プロパティの代わりにゲッター・セッターを準備する – __get, __set
プロパティに直接アクセスしてしまうと、不正な値を代入してしまうことがあるため、ゲッターやセッターを準備するのが一般的です。しかし、「setXXX」や「getXXX」といった独自のメソッドをプロパティの数だけ準備する代わりに、マジックメソッドを利用するとスマートに実装することができます。次の例を見てみましょう。
class Item {
private string $name;
}
ここでは、商品名を管理する「$item」というプロパティを定義しましたが、privateで宣言しているためこのままでは次のように呼び出すことはできません。
$item = new Item();
$item->name = 'PHP入門';
ここで、次のようにマジックメソッドを定義します。
class Item {
private $props = [];
// セッター
public function __set($name, $value) {
$this->props[$name] = $value;
}
// ゲッター
public function __get($name) {
return $this->props[$name];
}
}
こうすると、次のように「$name」というプロパティ(のようなもの)に値を入れることができます。
$item = new Item();
$item->name = 'PHP入門';
この時、正確には「$name」というプロパティがあるわけではなく、「$props」という配列のプロパティがあり、そこの各プロパティの要素を格納するというしくみになっています。
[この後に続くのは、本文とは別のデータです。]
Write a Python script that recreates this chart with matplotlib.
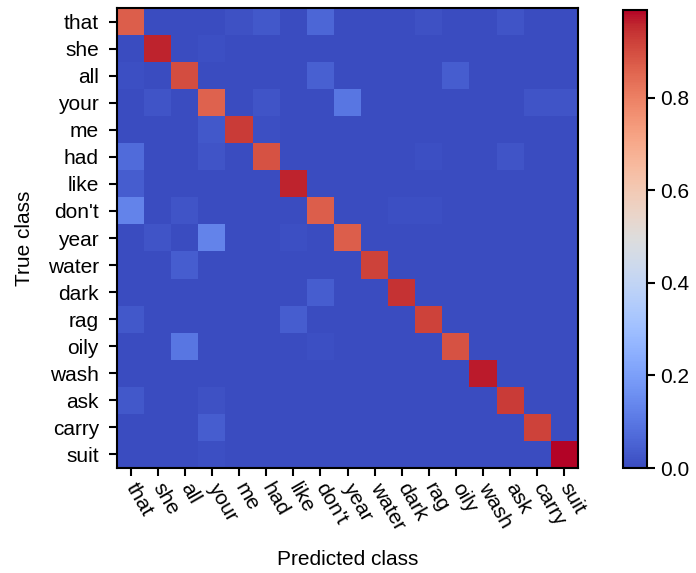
import matplotlib
matplotlib.use("Agg")
import matplotlib.pyplot as plt
import numpy as np

plt.rcParams['font.family'] = ['Liberation Sans', 'DejaVu Sans']

classes = ["that", "she", "all", "your", "me", "had", "like", "don't", "year",
           "water", "dark", "rag", "oily", "wash", "ask", "carry", "suit"]

# diagonal (correct predictions) per class
diag = [0.87, 0.96, 0.90, 0.86, 0.93, 0.89, 0.96, 0.87, 0.87,
        0.92, 0.94, 0.92, 0.89, 0.97, 0.93, 0.92, 0.99]

# notable confusions: (true, predicted, rate)
confusions = [
    ("that", "me", 0.015), ("that", "had", 0.03), ("that", "don't", 0.06),
    ("that", "rag", 0.015), ("that", "ask", 0.02),
    ("she", "your", 0.01),
    ("all", "that", 0.01), ("all", "don't", 0.05), ("all", "oily", 0.04),
    ("your", "she", 0.02), ("your", "had", 0.02), ("your", "year", 0.10),
    ("your", "carry", 0.02), ("your", "suit", 0.02),
    ("me", "your", 0.03), ("me", "had", 0.01),
    ("had", "that", 0.07), ("had", "your", 0.02), ("had", "rag", 0.01),
    ("had", "ask", 0.02),
    ("like", "that", 0.04),
    ("don't", "that", 0.13), ("don't", "all", 0.02), ("don't", "dark", 0.01),
    ("don't", "rag", 0.01),
    ("year", "she", 0.02), ("year", "your", 0.13), ("year", "like", 0.01),
    ("water", "all", 0.04),
    ("dark", "don't", 0.04),
    ("rag", "that", 0.03), ("rag", "like", 0.04),
    ("oily", "all", 0.10), ("oily", "don't", 0.01),
    ("ask", "that", 0.03), ("ask", "your", 0.015),
    ("carry", "your", 0.04),
    ("suit", "your", 0.01),
]

n = len(classes)
cm = np.zeros((n, n))
cm[np.arange(n), np.arange(n)] = diag
for t, p, v in confusions:
    cm[classes.index(t), classes.index(p)] = v

fig = plt.figure(figsize=(6.96, 5.73), dpi=100)
ax = fig.add_axes([117 / 696, 1 - 468 / 573, 461 / 696, 460 / 573])
cax = fig.add_axes([623 / 696, 1 - 468 / 573, 24 / 696, 458 / 573])

im = ax.imshow(cm, cmap="coolwarm", interpolation="nearest", aspect="auto")
cb = fig.colorbar(im, cax=cax, ticks=[0.0, 0.2, 0.4, 0.6, 0.8])
cb.ax.tick_params(labelsize=15, width=1.5, length=6)
cb.outline.set_linewidth(1.5)

ax.set_xticks(np.arange(n))
ax.set_yticks(np.arange(n))
ax.set_xticklabels(classes, rotation=-60, ha="left", va="center",
                   rotation_mode="anchor", fontsize=15)
ax.set_yticklabels(classes, fontsize=15)
ax.tick_params(width=1.5, length=6)
ax.tick_params(axis="y", pad=7)
ax.tick_params(axis="x", pad=6)
for s in ax.spines.values():
    s.set_linewidth(1.5)

ax.set_xlabel("Predicted class", fontsize=15, labelpad=12)
ax.set_ylabel("True class", fontsize=15, labelpad=10)

fig.savefig("out.png", dpi=100)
これを利用するメリットは、セッター・ゲッターとして検査などを入れやすい点があります。
検査のロジックを入れる
次のように検査ロジックを入れやすいことがあります。
// セッター
public function __set($name, $value) {
if ($name === 'name' && $value === '') {
// 名前が空の場合は「名前未設定」と代入する
$this->props[$name] = '名称未設定';
} else {
$this->props[$name] = $value;
}
}
うまく利用すると便利ですが、どんなプロパティがあるかなどが分かりにくくなってしまうため、多用はしない方がよいでしょう。